Here’s a really good blog post that demonstrates how it works: https://ciechanow.ski/tesseract/

If you take a 3D cube and you project it onto a plane (like by casting a shadow), you’ll get a 2D image. The 3D representation is the same idea, but projecing a 4D object into a 3D space.

A 3d representation of a tesseract shows you information about the tesseract. We can’t see a tesseract, the only thing we can see is a 3D object (a cube). So you need to go through a mental exercise to visualize a tesseract.

The mental exercise is as follows:

* imagine that you’re restricted to only seeing 2D images, shadows on a paper.

* realize that rotating an object, especially rotating in around the extra axes that you don’t have available on the 2D paper shadow, deforms the shadow in ways that give you a lot of information about the object.

So you KNOW that the object must have squares as its sides, but from looking at the paper you can’t *see* the *vertical* way in which those squares “combine” into a cube. But rotating the cube shows you a lot of information about the wireframe of the cube, in the way your square shadows deform into trapezoids and other such shapes, rather than remaining squares.

As far as seeing a tesseract, get a cubic meter cardboard box and look at it for 3.33 nanoseconds, and what you will see is a tesseract. The xyz sides of the tesseract are 1 meter, and the 4th dimension is ct = 1 meter.
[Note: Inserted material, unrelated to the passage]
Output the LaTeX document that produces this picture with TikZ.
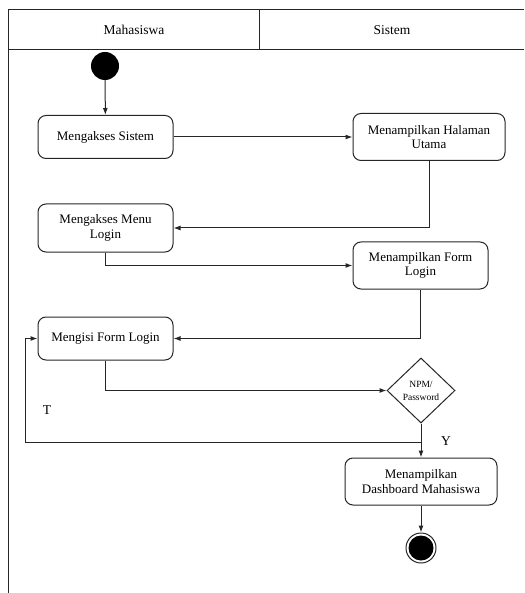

The 3D representation of a tesseract is showing the extension of the cube into a fourth spatial dimension. You can see it has height (up & down dimension), width (side to side dimension) and depth (back and forth dimension). But, it also has another measurement that I’m going to call “wumbo-ness” that extends ana and kata into the 4th dimension.

Just like a 2D drawing of a 3D cube has lines from the corners of the 2D square projected diagonally to represent extension into the third dimension, a 3D representation of a 4D cube has lines that come off the corners at diagonals to represent extension into the fourth dimension.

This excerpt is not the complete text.